今後もビジネスセンスを強みに、チームで成果を出せるディレクターとしてキャリアアップしていきたいと考えています。
Webマーケター
私は、打ち手がないと思われる状況にも果敢に挑戦し、解決してきました。
現在はマーケティング支援会社で、さまざまなメーカーのオウンドメディアやSNSの運用を行っています。1年前にある化粧品メーカーのユーザーコミュニティ運用と活性化を前任者から引き継いだのですが、それまで予算内で考えられる打ち手は出し尽くしていて、手詰まりの状態でした。そこで、チームメンバーと協力して他業界の成功事例を調査し、私の発案でロイヤルカスタマー育成に向けた有料のオンラインサロンを提案しました。

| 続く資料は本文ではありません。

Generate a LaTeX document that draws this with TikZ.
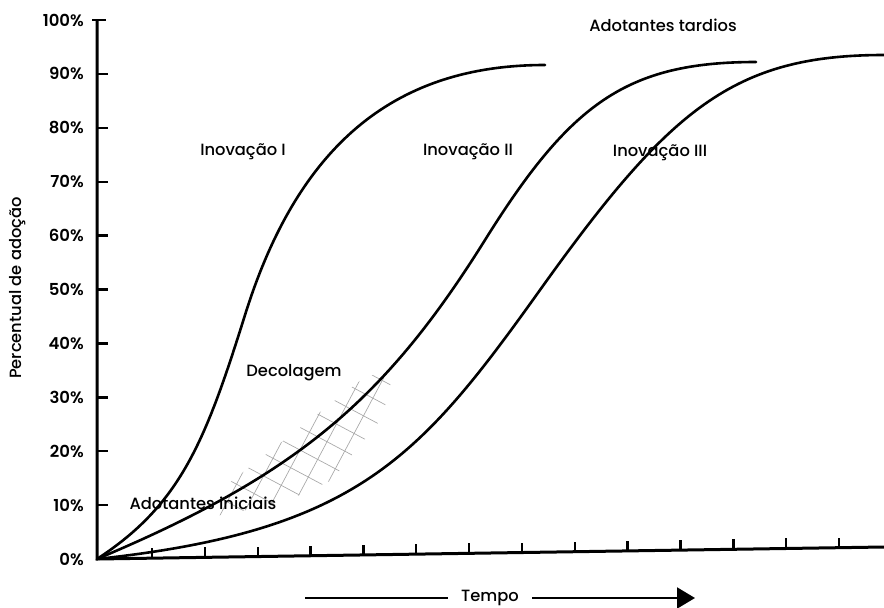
\documentclass[tikz,border=0pt]{standalone}
\usepackage{fontspec}
\setmainfont{Poppins}
\newfontfamily\medfont{Poppins Medium}
\newfontfamily\semifont{Poppins SemiBold}
\usetikzlibrary{arrows.meta}
\begin{document}
\begin{tikzpicture}[x=1pt,y=-1pt,
  curve/.style={line width=2.6pt, line cap=round},
  axis/.style={line width=3pt},
  tickmark/.style={line width=2.4pt},
  ticklabel/.style={anchor=east, font=\fontsize{16.5}{19}\semifont, inner sep=0pt},
  lbl/.style={font=\fontsize{16.3}{19}\medfont, inner sep=0pt},
  hatch/.style={draw=gray!70, line width=0.65pt}]
\useasboundingbox (0,0) rectangle (884,608);
\fill[white] (0,0) rectangle (884,608);

% hatch band
\begin{scope}
  \clip (216,516) -- (228,484) -- (365,377) -- (394,370) -- (382,418) -- (332,480) -- (282,503) -- cycle;
  \begin{scope}[shift={(300,450)}, rotate=62]
    \foreach \i in {-8,...,8} {
      \draw[hatch] (\i*20,-170) -- (\i*20,170);
      \draw[hatch] (-170,\i*20) -- (170,\i*20);
    }
  \end{scope}
\end{scope}

% axes
\coordinate (O) at (97,559);
\coordinate (ytop) at (97,20);
\coordinate (xend) at (884,547);
\draw[axis] (ytop) -- (O) -- (xend);
\draw[tickmark] (92,20) -- (106,20);
\foreach \k in {0,...,10} {
  \pgfmathsetmacro\yy{559-53.9*\k}
  \pgfmathtruncatemacro\v{10*\k}
  \ifnum\k>0 \ifnum\k<10 \draw[tickmark] (97,\yy) -- (108,\yy); \fi\fi
  \node[ticklabel] (yl\k) at (84,\yy) {\v\%};
}
\foreach \k in {0,...,13} {
  \pgfmathsetmacro\xx{152+52.85*\k}
  \pgfmathsetmacro\ya{559-12*(\xx-97)/787}
  \draw[tickmark] (\xx,\ya) -- (\xx,\ya-10);
}

% curves
\draw[curve] (O) .. controls (180,505) and (205,443) .. (245,315)
                 .. controls (300,139) and (400,65) .. (545,65);
\draw[curve] (O) .. controls (297,475) and (385,400) .. (485,240)
                 .. controls (570,104) and (626,62) .. (756,62);
\draw[curve] (O) .. controls (357,531) and (420,458) .. (540,290)
                 .. controls (670,108) and (734,55) .. (884,55);

% labels
\node[lbl] (i1) at (243,152) {Inovação I};
\node[lbl] (i2) at (468,152) {Inovação II};
\node[lbl] (i3) at (660,153) {Inovação III};
\node[lbl] (tard) at (663,25) {Adotantes tardios};
\node[lbl] (deco) at (294,373) {Decolagem};
\node[lbl] (inic) at (203,503) {Adotantes iniciais};
\node[lbl, rotate=90] (ylab) at (18,288) {Percentual de adoção};

% time arrow
\coordinate (tl) at (305,598);
\coordinate (tr) at (695,598);
\node[lbl, inner xsep=13pt] (tempo) at (490,598) {Tempo};
\draw[line width=2.2pt] (tl) -- (tempo.west);
\draw[line width=2.2pt, -{Triangle[length=18pt,width=21pt]}] (tempo.east) -- (tr);
\end{tikzpicture}
\end{document}
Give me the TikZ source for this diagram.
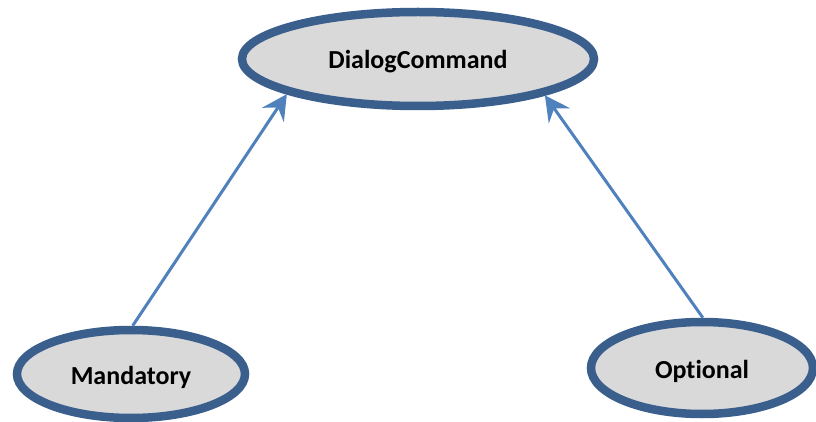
\documentclass[tikz,border=0pt]{standalone}
\usepackage{fontspec}
\setmainfont{Carlito}[Ligatures={NoCommon}]
\usetikzlibrary{shapes.geometric,arrows.meta}
\definecolor{ellfill}{HTML}{D9D9D9}
\definecolor{ellline}{HTML}{3A5F8D}
\definecolor{arrline}{HTML}{4F81BD}
\newcommand{\lowtext}[1]{\raisebox{-3pt}[\height][\depth]{#1}}
\begin{document}
\begin{tikzpicture}[x=1pt,y=-1pt,
  oval/.style={ellipse,draw=ellline,fill=ellfill,line width=8.5pt,inner sep=0pt,
    font=\fontsize{26}{30}\selectfont\bfseries},
  link/.style={draw=arrline,line width=3pt,-{Stealth[length=25pt,width=26pt,inset=9pt]}}]
\useasboundingbox (0,0) rectangle (816,422);
\node[oval,minimum width=352pt,minimum height=94pt] (dc) at (418,59) {\lowtext{DialogCommand}};
\node[oval,minimum width=228pt,minimum height=88pt] (m) at (131,374) {\lowtext{Mandatory}};
\node[oval,minimum width=222pt,minimum height=92pt] (o) at (702,368) {\lowtext{Optional}};
\draw[link] (m.88) -- (dc.195);
\draw[link] (o.89) -- (dc.344);
\end{tikzpicture}
\end{document}
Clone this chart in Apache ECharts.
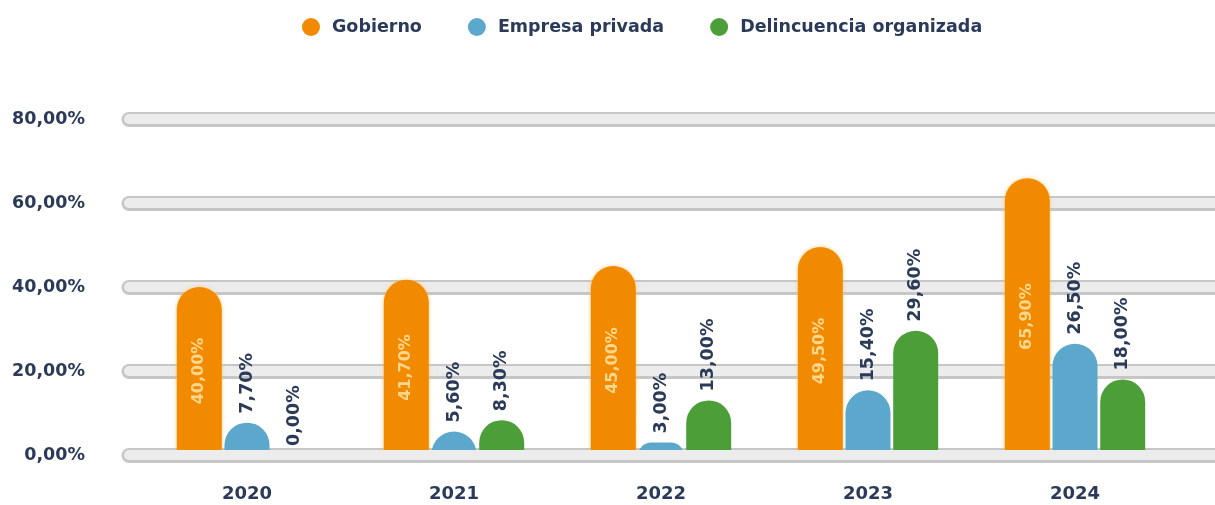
<!DOCTYPE html>
<html>
<head>
<meta charset="utf-8">
<script src="https://cdn.jsdelivr.net/npm/echarts@6/dist/echarts.min.js"></script>
<style>
html,body{margin:0;padding:0;background:#fff;}
#chart{width:1215px;height:505px;}
</style>
</head>
<body>
<div id="chart"></div>
<script>
var categories = ['2020', '2021', '2022', '2023', '2024'];
var gobierno = [40.0, 41.7, 45.0, 49.5, 65.9];
var empresaPrivada = [7.7, 5.6, 3.0, 15.4, 26.5];
var delincuencia = [0.0, 8.3, 13.0, 29.6, 18.0];
var seriesNames = ['Gobierno', 'Empresa privada', 'Delincuencia organizada'];
var yTicks = [0, 20, 40, 60, 80];

var FONT = 'DejaVu Sans';
var NAVY = '#2a3a58';
function fmt(v) { return v.toFixed(2).replace('.', ',') + '%'; }

var chart = echarts.init(document.getElementById('chart'));

var topLabel = {
  show: true, position: 'top', rotate: 90, align: 'left', verticalAlign: 'middle',
  distance: 9, color: NAVY, fontFamily: FONT, fontWeight: 'bold', fontSize: 17.5,
  formatter: function (p) { return fmt(p.value); }
};

var option = {
  animation: false,
  backgroundColor: '#ffffff',
  legend: {
    top: 13, left: 297,
    icon: 'circle', itemWidth: 18, itemHeight: 18, itemGap: 46,
    textStyle: { color: NAVY, fontFamily: FONT, fontWeight: 'bold', fontSize: 17.5, padding: [0, 0, 0, 7] },
    data: seriesNames
  },
  grid: [
    { left: 129, right: -30, top: 119, bottom: 50 },
    { left: 143.5, right: 36.5, top: 119, bottom: 50 }
  ],
  xAxis: [
    { gridIndex: 0, type: 'category', data: categories, show: false },
    {
      gridIndex: 1, type: 'category', data: categories, position: 'bottom', z: 6,
      axisLine: { show: true, lineStyle: { color: '#ececec', width: 10 } },
      axisTick: { show: false },
      axisLabel: { color: NAVY, fontFamily: FONT, fontWeight: 'bold', fontSize: 18, margin: 30 }
    }
  ],
  yAxis: [
    {
      gridIndex: 0, type: 'value', min: 0, max: 80, interval: 20, z: 0,
      axisLine: { show: false }, axisTick: { show: false },
      axisLabel: {
        color: NAVY, fontFamily: FONT, fontWeight: 'bold', fontSize: 17.5, margin: 44,
        formatter: function (v) { return fmt(v); }
      },
      splitLine: { show: true, lineStyle: { color: '#c6c6c6', width: 15, cap: 'round' } }
    },
    {
      gridIndex: 0, type: 'value', min: 0, max: 80, interval: 20, z: 1,
      axisLine: { show: false }, axisTick: { show: false }, axisLabel: { show: false },
      splitLine: { show: true, lineStyle: { color: '#ececec', width: 10, cap: 'round' } }
    },
    {
      gridIndex: 1, type: 'value', min: 0, max: 80, interval: 20, show: false,
      splitLine: { show: false }
    }
  ],
  series: [
    {
      name: seriesNames[0], type: 'bar', xAxisIndex: 1, yAxisIndex: 2, data: gobierno,
      barWidth: 45, barGap: '6%',
      itemStyle: { color: '#f28a00', borderRadius: [23, 23, 0, 0], shadowColor: 'rgba(255,190,90,0.7)', shadowBlur: 4 },
      label: {
        show: true, position: 'inside', rotate: 90, color: '#ffd88e',
        fontFamily: FONT, fontWeight: 'bold', fontSize: 16,
        formatter: function (p) { return fmt(p.value); }
      }
    },
    {
      name: seriesNames[1], type: 'bar', xAxisIndex: 1, yAxisIndex: 2, data: empresaPrivada,
      barWidth: 45, barGap: '6%',
      itemStyle: { color: '#5ba8cc', borderRadius: [23, 23, 0, 0] },
      label: topLabel
    },
    {
      name: seriesNames[2], type: 'bar', xAxisIndex: 1, yAxisIndex: 2, data: delincuencia,
      barWidth: 45, barGap: '6%',
      itemStyle: { color: '#4c9f38', borderRadius: [23, 23, 0, 0] },
      label: topLabel
    }
  ]
};
chart.setOption(option);
</script>
</body>
</html>
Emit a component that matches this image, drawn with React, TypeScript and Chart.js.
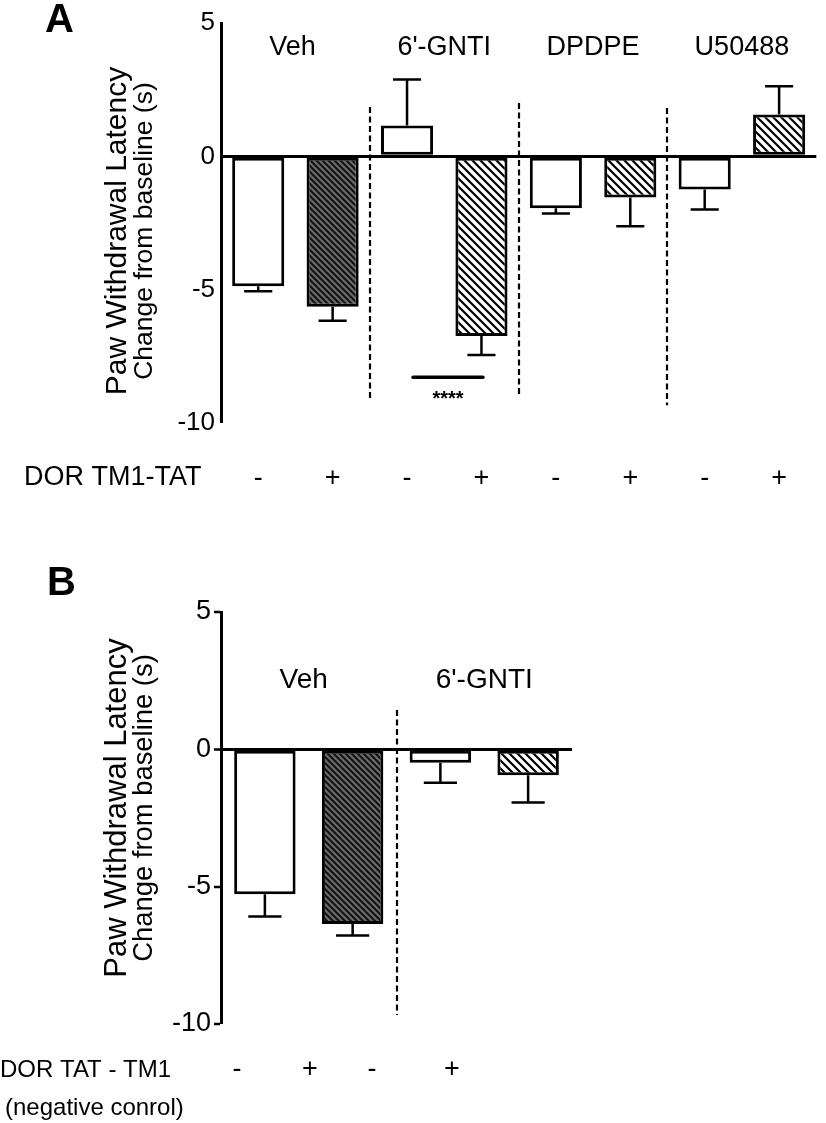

私はチームの中で、会員数や収益のシミュレーションなど提案に必要なデータ作成のほか、開設後の効果測定を担当し、クライアント社内での合意形成に貢献しました。結果として、初期費用と運用費あわせて年間〇百万円の売上増となりました。
今後も向上心を持って、顧客のビジネス課題を解決できるWebマーケターを目指していきます。
ゲームプランナー
私は面白いゲームを作るために、日常のあらゆる場面で情報収集をしています。
以前は「自分が楽しいと思うゲームを作りたい」と思い、自分の好きなゲームの構成や要素を研究していました。しかし、提案した企画が社内で通らないことも多く、「多くの人が楽しいと思うこと」を知るのが大切だと気付きました。この数年は「人気の映画やTV番組を年間100本以上視聴する」「話題のテーマパークやイベント、ライブなどに年間50カ所以上足を運ぶ」という目標を立て実際に達成し、その面白さを自分なりに言語化して社内でも共有し、企画に生かしています。
これによって、自分が企画を立てる際の品質・スピードがアップしただけでなく、得た情報や学んだことをアウトプットして共有する習慣がチームに根付き、生産性向上への貢献が評価されて社内表彰を受けました。将来は、「面白いゲーム」を全員で追求するチームを作れるディレクターを目指しています。
まとめ
企業の採用担当者にとって、中途採用の応募者に「向上心」があるかどうかは、重要な関心事の1つです。あなたがこれまでの社会人経験を振り返って「自分の強みは向上心だ」と思うのであれば、ぜひそのことを応募書類や面接の場で効果的にアピールしましょう。